Another question is : I find my another code CYCLE_ACTIVITY.STALLS_L1D_PENDING is 0 which means L2 no hit and no miss, but CYCLE_ACTIVITY.STALLS_L2_PENDING is not 0, why? Currently, I am a little confused on these metric.
What I can tell you is that you need to use performance counters recommended by VTune. I don't know why these events you mentioned give *wrong* data...but using VTune's metrics can avoid this.
1. Optimization manual provides L2 Bound about ~12 cycles overhead, that is for *commonly* supported processors, for advanced processors the data should be less, it depends on what processor you used. For example, you can use ~6 cycles penalty for Haswell, ~8 cycles for IvyBridge, ~10 cycles for SandyBridge, ~12 cycles for Nahelem. Remember that this is an approximated value.
2. Please wait, I found that L1D_PEND_MISS.PENDING result was also incorrect (not recommended by VTune). Actually I think that you can use event MEM_LOAD_UOPS_RETIRED.L2_HIT directly to measure. The penalty of L2 Bound is: 10 * MEM_LOAD_UOPS_MISC_RETIRED.LLC_MISS_PS ; I worked on SandyBridge.
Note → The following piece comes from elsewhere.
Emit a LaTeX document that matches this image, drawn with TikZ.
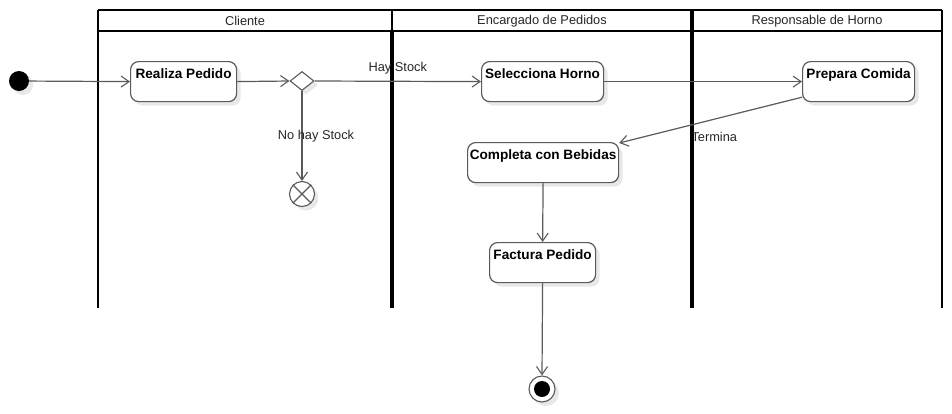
\documentclass[tikz,border=0pt]{standalone}
\usepackage{fontspec}
\setmainfont{Liberation Sans}
\usetikzlibrary{arrows.meta,shapes.geometric,shadows}
\definecolor{ln}{HTML}{5A5A5A}
\tikzset{
  shad/.style={drop shadow={shadow xshift=4pt,shadow yshift=-4pt,fill=black!9,opacity=1}},
  act/.style={draw=ln,line width=1.2pt,rounded corners=8pt,fill=white,shad,
    font=\fontsize{13.6}{15}\selectfont\bfseries,minimum height=40pt,
    text height=13pt,text depth=19pt,inner ysep=4pt,inner xsep=2pt,anchor=north west},
  flow/.style={draw=ln,line width=1.2pt,-{Straight Barb[length=8pt,width=11pt,line width=1.1pt]}},
  lbl/.style={font=\fontsize{12.8}{14}\selectfont,text=black!85},
  lane/.style={line width=2pt,black},
  lanethick/.style={line width=3.5pt,black}
}
\begin{document}
\begin{tikzpicture}[x=1pt,y=-1pt]
\useasboundingbox (0,0) rectangle (952,413);
% swimlanes
\draw[lane] (98,10) -- (942,10);
\draw[lane] (98,31) -- (942,31);
\draw[lane] (98,10) -- (98,308);
\draw[lane] (942,10) -- (942,308);
\draw[lane] (392,10) -- (392,31);
\draw[lanethick] (392,31) -- (392,308);
\draw[lanethick] (692,10) -- (692,308);
\node[lbl] (hc) at (245,21) {Cliente};
\node[lbl] (he) at (542,21) {Encargado de Pedidos};
\node[lbl] (hr) at (817,21) {Responsable de Horno};
% nodes
\node[circle,fill=black,minimum size=20pt,inner sep=0,shad] (init) at (19,81) {};
\node[act,minimum width=106pt] (rp) at (130,61) {Realiza Pedido};
\node[diamond,draw=ln,line width=1.1pt,fill=white,minimum width=24pt,minimum height=19pt,inner sep=0,shad] (dec) at (302,81) {};
\node[circle,draw=ln,line width=1.1pt,fill=white,minimum size=25pt,inner sep=0,shad] (ff) at (302,194) {};
\draw[ln,line width=1.1pt] (ff.north west) -- (ff.south east) (ff.north east) -- (ff.south west);
\node[act,minimum width=122pt] (sh) at (481,61) {Selecciona Horno};
\node[act,minimum width=112pt] (pc) at (802,61) {Prepara Comida};
\node[act,minimum width=151pt] (cb) at (467,142) {Completa con Bebidas};
\node[act,minimum width=106pt] (fp) at (489,242) {Factura Pedido};
\node[circle,draw=ln,line width=1.1pt,fill=white,minimum size=26pt,inner sep=0,shad] (fin) at (542,389) {};
\node[circle,fill=black,minimum size=16pt,inner sep=0] (fini) at (fin.center) {};
% flows
\draw[flow] (init) -- (rp.west);
\draw[flow] (rp.east) -- (dec.west);
\draw[flow] (dec.east) -- node[lbl,pos=0.5,yshift=13pt] {Hay Stock} (sh.west);
\draw[flow] (dec.south) -- node[lbl,pos=0.5,xshift=14pt] {No hay Stock} (ff.north);
\draw[flow] (sh.east) -- (pc.west);
\draw[flow] ([yshift=5pt]pc.south west) -- node[lbl,pos=0.48,yshift=-18pt] {Termina} ([yshift=-1pt]cb.north east);
\draw[flow] (cb.south) -- (fp.north);
\draw[flow] (fp.south) -- (fin.north);
\end{tikzpicture}
\end{document}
Again, please try to run MEM_LOAD_*** events which are recommended by VTune Amplifier.
Hmmm.... Both CYCLE_ACTIVITY.STALLS_L1D_PENDING and CYCLE_ACTIVITY.STALLS_L2_PENDING (both 0xA3 events) are included in the "snbep_db.txt" configuration file for VTune Amplifier XE 2013 Update 17 (Build Number: 353306). The event L1D_PEND_MISS.PENDING is also included in that database, but that is a different event (0x48) and does not have options for counting stall cycles.
The CYCLE_ACTIVITY.STALLS_L*_PENDING (0xA3) events are new with Sandy Bridge. Since they are both new and fairly tricky, it would not be surprising to find bugs.
They are very interesting events to monitor -- counting stall cycles with pending demand misses does not guarantee that the stalls were due to the misses, but it is (at least intuitively, which may be a mistake) a step in the right direction. If the events are event approximately correct, they should be more useful than "cost" estimates based on fixed latencies.
Hi Peter and John,
Thank you for your comments.
I will try to use MEM_LOAD_*** to analyze memory bound. Anyway, I think CYCLE_ACTIVITY.STALLS_L*_PENDING is more meaningful for us to do optimization, because maybe we don't need to care some cache miss which can be hiden by execution pipeline.